PROBLEM TO WORK ON →
Retype each line exactly. Skip images.

- - - - - - -

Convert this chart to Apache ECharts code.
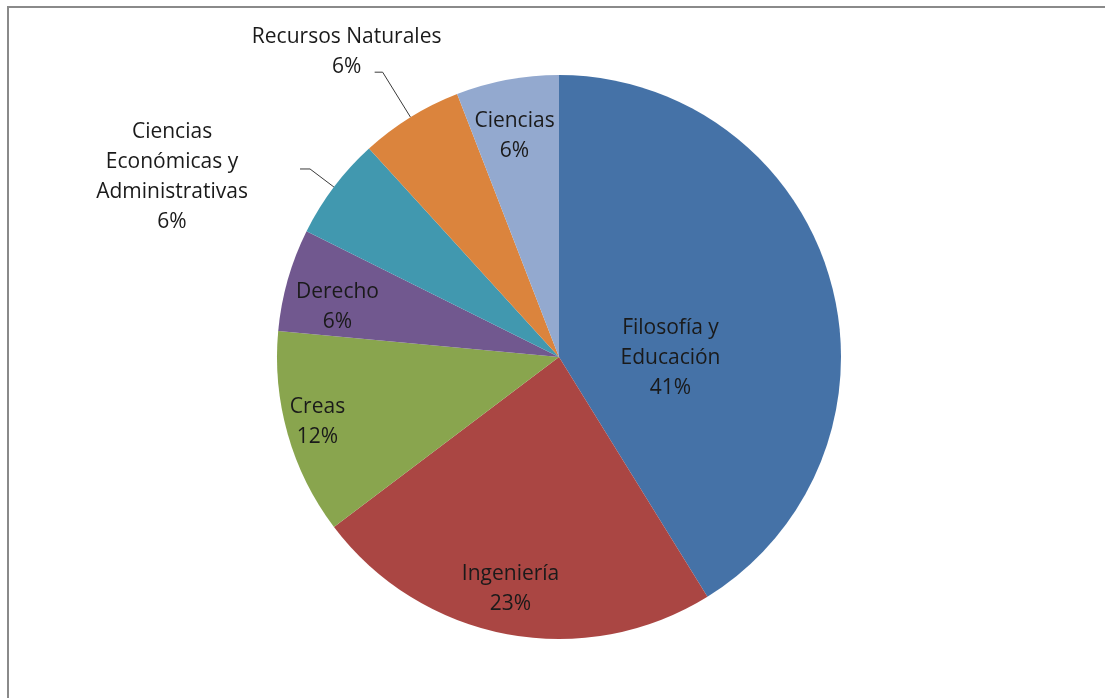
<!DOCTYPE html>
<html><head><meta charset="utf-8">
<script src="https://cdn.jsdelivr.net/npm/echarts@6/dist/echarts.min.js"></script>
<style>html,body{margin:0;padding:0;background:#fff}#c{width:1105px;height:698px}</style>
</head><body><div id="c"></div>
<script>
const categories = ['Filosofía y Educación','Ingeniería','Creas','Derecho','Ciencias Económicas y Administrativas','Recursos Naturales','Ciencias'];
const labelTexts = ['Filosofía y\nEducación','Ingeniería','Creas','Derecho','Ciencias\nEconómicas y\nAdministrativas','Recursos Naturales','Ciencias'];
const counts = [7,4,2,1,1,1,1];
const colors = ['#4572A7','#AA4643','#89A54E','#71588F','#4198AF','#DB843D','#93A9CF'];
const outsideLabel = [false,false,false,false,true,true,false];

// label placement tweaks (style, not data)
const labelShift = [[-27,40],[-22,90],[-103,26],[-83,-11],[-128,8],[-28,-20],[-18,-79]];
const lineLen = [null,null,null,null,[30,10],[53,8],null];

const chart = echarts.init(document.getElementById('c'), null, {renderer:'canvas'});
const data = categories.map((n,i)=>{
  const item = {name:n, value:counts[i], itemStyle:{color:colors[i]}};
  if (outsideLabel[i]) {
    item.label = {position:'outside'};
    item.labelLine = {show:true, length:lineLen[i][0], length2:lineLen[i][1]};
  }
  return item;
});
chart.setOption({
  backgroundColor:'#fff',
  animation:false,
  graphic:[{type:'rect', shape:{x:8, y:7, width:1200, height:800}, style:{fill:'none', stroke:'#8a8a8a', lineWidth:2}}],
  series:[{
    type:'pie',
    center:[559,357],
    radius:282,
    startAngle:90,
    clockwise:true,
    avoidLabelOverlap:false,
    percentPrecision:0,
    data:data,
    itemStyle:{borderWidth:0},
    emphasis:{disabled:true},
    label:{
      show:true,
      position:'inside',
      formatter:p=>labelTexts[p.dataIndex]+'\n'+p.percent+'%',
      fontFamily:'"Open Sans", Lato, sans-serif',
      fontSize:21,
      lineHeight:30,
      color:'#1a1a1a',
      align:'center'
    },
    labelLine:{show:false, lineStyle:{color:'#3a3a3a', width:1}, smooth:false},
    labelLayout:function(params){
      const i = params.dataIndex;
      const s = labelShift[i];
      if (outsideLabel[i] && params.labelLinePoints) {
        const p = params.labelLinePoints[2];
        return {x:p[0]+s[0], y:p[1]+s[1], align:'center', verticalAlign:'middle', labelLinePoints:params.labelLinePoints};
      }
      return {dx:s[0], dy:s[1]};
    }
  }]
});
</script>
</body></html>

- - - - - - -

EXPECTED ANSWER →
Convert this chart to Apache ECharts code.
<!DOCTYPE html>
<html><head><meta charset="utf-8">
<script src="https://cdn.jsdelivr.net/npm/echarts@6/dist/echarts.min.js"></script>
<style>html,body{margin:0;padding:0;background:#fff}#c{width:1105px;height:698px}</style>
</head><body><div id="c"></div>
<script>
const categories = ['Filosofía y Educación','Ingeniería','Creas','Derecho','Ciencias Económicas y Administrativas','Recursos Naturales','Ciencias'];
const labelTexts = ['Filosofía y\nEducación','Ingeniería','Creas','Derecho','Ciencias\nEconómicas y\nAdministrativas','Recursos Naturales','Ciencias'];
const counts = [7,4,2,1,1,1,1];
const colors = ['#4572A7','#AA4643','#89A54E','#71588F','#4198AF','#DB843D','#93A9CF'];
const outsideLabel = [false,false,false,false,true,true,false];

// label placement tweaks (style, not data)
const labelShift = [[-27,40],[-22,90],[-103,26],[-83,-11],[-128,8],[-28,-20],[-18,-79]];
const lineLen = [null,null,null,null,[30,10],[53,8],null];

const chart = echarts.init(document.getElementById('c'), null, {renderer:'canvas'});
const data = categories.map((n,i)=>{
  const item = {name:n, value:counts[i], itemStyle:{color:colors[i]}};
  if (outsideLabel[i]) {
    item.label = {position:'outside'};
    item.labelLine = {show:true, length:lineLen[i][0], length2:lineLen[i][1]};
  }
  return item;
});
chart.setOption({
  backgroundColor:'#fff',
  animation:false,
  graphic:[{type:'rect', shape:{x:8, y:7, width:1200, height:800}, style:{fill:'none', stroke:'#8a8a8a', lineWidth:2}}],
  series:[{
    type:'pie',
    center:[559,357],
    radius:282,
    startAngle:90,
    clockwise:true,
    avoidLabelOverlap:false,
    percentPrecision:0,
    data:data,
    itemStyle:{borderWidth:0},
    emphasis:{disabled:true},
    label:{
      show:true,
      position:'inside',
      formatter:p=>labelTexts[p.dataIndex]+'\n'+p.percent+'%',
      fontFamily:'"Open Sans", Lato, sans-serif',
      fontSize:21,
      lineHeight:30,
      color:'#1a1a1a',
      align:'center'
    },
    labelLine:{show:false, lineStyle:{color:'#3a3a3a', width:1}, smooth:false},
    labelLayout:function(params){
      const i = params.dataIndex;
      const s = labelShift[i];
      if (outsideLabel[i] && params.labelLinePoints) {
        const p = params.labelLinePoints[2];
        return {x:p[0]+s[0], y:p[1]+s[1], align:'center', verticalAlign:'middle', labelLinePoints:params.labelLinePoints};
      }
      return {dx:s[0], dy:s[1]};
    }
  }]
});
</script>
</body></html>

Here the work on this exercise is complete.